Dejar de fumar

-Su cadáver era más pequeño de lo que yo me imaginaba. Era un bultito envuelto en una tela verde reglamentaria de hospital. Y no sé si será cierto o estaba acostado de lado; a lo mejor es nada más una suma de los recuerdos que tengo de él, que muchas veces lo vi acostado en esa posición, con una mano entre las piernas. Aunque siempre me dijo que no dormía, que dormitaba pero desde hacía muchos años había perdido la facultad de dormir. Ahora, si es que estaba de lado, no dormía sino que estaba muerto. Ya no era mi papá, era un cadáver que no respondía a la estatura que yo habría querido que tuviera. Y otra cosa: estaba echado sobre una parihuela o sobre una camilla en el suelo, o sobre algo muy bajo en todo caso, porque la imagen era, aunque estábamos dentro de una funeraria, la de un muerto abandonado en un rincón. Como esperando turno para que lo tomaran en cuenta. Y aunque quiero sacarle más provecho a la memoria, lo único que veo son mis pasos caminando afuera de la funeraria en la calle de San Fernando, en Tlalpan, rumbo a mi coche. No puedo reconstruir la fecha ni mi atuendo ni la hora del día ni cuál sería mi coche, de qué color siquiera-. Hace una pausa como si tratara de abrir la lente para tener una visión más amplia o mejor afocada, más nítida; pero al contrario, parece que el cuadro se llenara de otras imágenes que se sobreponen arbitrarias y desordenadas y acaban por hacer un cochinero del que sólo puede rescatar la primera, la del bultito.

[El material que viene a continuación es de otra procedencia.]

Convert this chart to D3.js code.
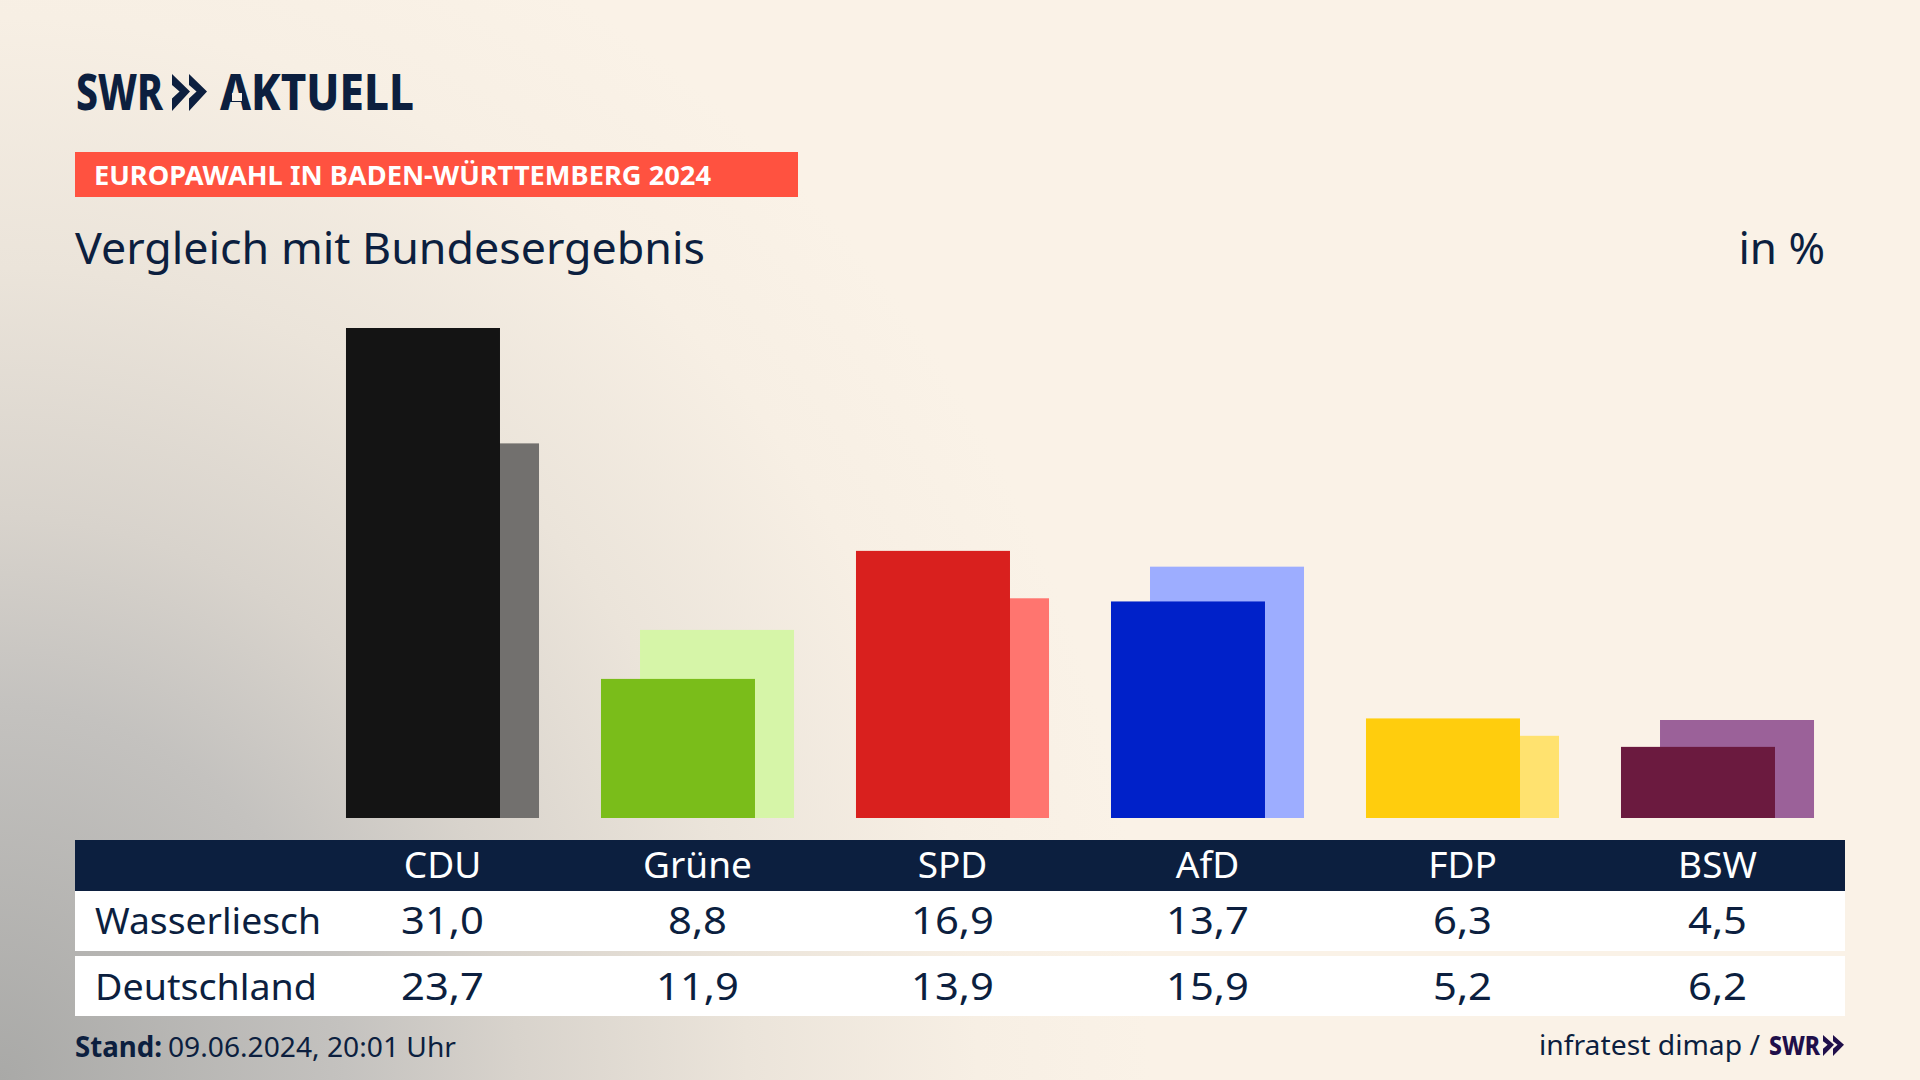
<!DOCTYPE html>
<html>
<head>
<meta charset="utf-8">
<title>Vergleich mit Bundesergebnis</title>
<script src="https://d3js.org/d3.v7.min.js"></script>
<style>
html, body { margin: 0; padding: 0; background: #faf2e7; overflow: hidden; }
svg { display: block; }
text { font-family: "Noto Sans", sans-serif; fill: #0c1f3f; }
</style>
</head>
<body>
<svg id="chart" width="1920" height="1080"></svg>
<script>
var parties = ["CDU", "Grüne", "SPD", "AfD", "FDP", "BSW"];
var wasserliesch = [31.0, 8.8, 16.9, 13.7, 6.3, 4.5];
var deutschland = [23.7, 11.9, 13.9, 15.9, 5.2, 6.2];
var frontColors = ["#141414", "#7abd1a", "#d9201e", "#0021c9", "#ffcd0d", "#6b1a3f"];
var backColors = ["#72706e", "#d6f5a8", "#ff756f", "#9dadff", "#ffe26f", "#9b6199"];
var rowLabels = ["Wasserliesch", "Deutschland"];

var dark = "#0c1f3f";
var svg = d3.select("#chart");

// hintergrund
var grad = svg.append("defs").append("radialGradient")
    .attr("id", "bg")
    .attr("gradientUnits", "userSpaceOnUse")
    .attr("cx", 0).attr("cy", 1080).attr("r", 1)
    .attr("gradientTransform", "translate(0,1080) scale(1150,1250) translate(0,-1080)");
[[0, "#a9a9a7"], [0.3, "#c4c2bf"], [0.45, "#d8d3cc"], [0.65, "#ebe4da"], [0.85, "#f7efe4"], [1, "#faf2e7"]].forEach(function (s) {
    grad.append("stop").attr("offset", s[0]).attr("stop-color", s[1]);
});
svg.append("rect").attr("width", 1920).attr("height", 1080).attr("fill", "url(#bg)");

function label(x, y, str, size, opts) {
    opts = opts || {};
    var t = svg.append("text")
        .attr("x", x).attr("y", y)
        .attr("font-size", size)
        .attr("font-weight", opts.weight || 400)
        .attr("text-anchor", opts.anchor || "start")
        .text(str);
    if (opts.fill) t.style("fill", opts.fill);
    if (opts.stretch) opts.width = t.node().getComputedTextLength() * opts.stretch;
    if (opts.width) t.attr("textLength", opts.width).attr("lengthAdjust", "spacingAndGlyphs");
    return t;
}

function chevrons(x, y, w, h, gap, fill) {
    [0, 1].forEach(function (i) {
        var x0 = x + i * gap;
        svg.append("polygon")
            .attr("fill", fill)
            .attr("points", [
                [x0, y], [x0 + w, y + h * 0.47], [x0, y + h],
                [x0, y + h * 0.66], [x0 + w * 0.42, y + h * 0.47], [x0, y + h * 0.3]
            ].join(" "));
    });
}

// kopf
label(76, 110, "SWR", 49, { weight: 800, width: 87 });
chevrons(172, 74, 18, 37, 17, dark);
label(220, 110, "AKTUELL", 49, { weight: 800, width: 194 });
// logo-A hat keinen querstrich
svg.append("rect").attr("x", 232).attr("y", 93).attr("width", 10).attr("height", 8).attr("fill", "#f9f1e6");

svg.append("rect").attr("x", 75).attr("y", 152).attr("width", 723).attr("height", 45).attr("fill", "#ff5240");
label(94, 185, "EUROPAWAHL IN BADEN-WÜRTTEMBERG 2024", 26, { weight: 700, fill: "#fff", width: 617 });
label(75, 264, "Vergleich mit Bundesergebnis", 44, { width: 630 });
label(1825, 264, "in %", 44, { anchor: "end" });

// balken
var x = d3.scaleBand().domain(parties).range([315, 1845]).paddingInner(0.243).paddingOuter(0.1215);
var y = d3.scaleLinear().domain([0, 31]).range([818, 328]);
var barW = 154;

svg.append("g").selectAll("rect").data(parties).enter().append("rect")
    .attr("x", function (d) { return x(d) + x.bandwidth() - barW; })
    .attr("y", function (d, i) { return y(deutschland[i]); })
    .attr("width", barW)
    .attr("height", function (d, i) { return y(0) - y(deutschland[i]); })
    .attr("fill", function (d, i) { return backColors[i]; });

svg.append("g").selectAll("rect").data(parties).enter().append("rect")
    .attr("x", function (d) { return x(d); })
    .attr("y", function (d, i) { return y(wasserliesch[i]); })
    .attr("width", barW)
    .attr("height", function (d, i) { return y(0) - y(wasserliesch[i]); })
    .attr("fill", function (d, i) { return frontColors[i]; });

// tabelle
svg.append("rect").attr("x", 75).attr("y", 840).attr("width", 1770).attr("height", 51).attr("fill", dark);
svg.append("rect").attr("x", 75).attr("y", 891).attr("width", 1770).attr("height", 60).attr("fill", "#fff");
svg.append("rect").attr("x", 75).attr("y", 956).attr("width", 1770).attr("height", 60).attr("fill", "#fff");

function cx(p) { return x(p) + x.bandwidth() / 2; }
function comma(v) { return d3.format(".1f")(v).replace(".", ","); }

parties.forEach(function (p, i) {
    label(cx(p), 878, p, 37, { anchor: "middle", fill: "#fff" });
    label(cx(p), 934, comma(wasserliesch[i]), 38, { anchor: "middle", stretch: 1.1 });
    label(cx(p), 1000, comma(deutschland[i]), 38, { anchor: "middle", stretch: 1.1 });
});
label(95, 934, rowLabels[0], 37, { width: 226 });
label(95, 1000, rowLabels[1], 37, { width: 222 });

// fuss
label(75, 1057, "Stand:", 28, { weight: 700, width: 87 });
label(168, 1057, "09.06.2024, 20:01 Uhr", 28, { width: 288 });
label(1539, 1055, "infratest dimap /", 28, { width: 221 });
label(1769, 1055, "SWR", 27, { weight: 800, fill: "#1f0f4a", width: 51 });
chevrons(1823, 1035, 11, 21, 10, "#1f0f4a");
</script>
</body>
</html>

-No es que hubiera tomado la decisión de dejar de fumar– recuerda que ha dicho varias veces al referirse a esta situación y evocar este momento- lo que pasó fue que el siguiente cigarrillo no lo encendí, lo pospuse, y así me seguí, como alcohólico anónimo, dejándolo para después. Me imaginaba que acabando de comer no podría esquivarlo; luego pensaba que por la tarde se me impondría con esa autoridad que es difícil discutir; por la noche sería inevitable –sigue tratando de recorrer el hilo que lo llevó durante por lo menos dos semanas por un camino en el que los cigarrillos se quedaban esperando turno, pero tampoco tiene asideros de la memoria que le permitan describirlo; es más bien un recuerdo que ya tuvo antes varias veces, hace mucho tiempo, y lo sintetizó, porque ya se borraron todos sus elementos, en esta explicación, o algo semejante. Lo siguiente es una tarde de toros. Plaza México, llena. Sol. Ruido. Color, mucho color.

-No sé si habrían pasado dos o tres semanas, pero conociéndome, eso me parece razonable: estaba a punto de flaquear. Llevábamos la bota llena de vino y el ánimo de euforia. Era una de esas tardes en que Arturo Beristain y yo estábamos dispuestos a vivir la fiesta hasta sus últimas consecuencias. Nos dejábamos mirar de pie en el primer tendido esperando que comenzara el paseíllo, oyendo las barbaridades que gritaba la gente, los saludos de lado a lado de la plaza de los habitués de las porras, los aplausos y las risas o las rechiflas que coreaban. Participábamos, por supuesto. Y entonces el vecino de asiento, al que le habíamos convidado con la bota de vino, me ofreció un puro. Yo creo que fumé puro los siguientes treinta años. Más o menos. Nunca más un cigarrillo, porque decían que de eso se había muerto mi papá.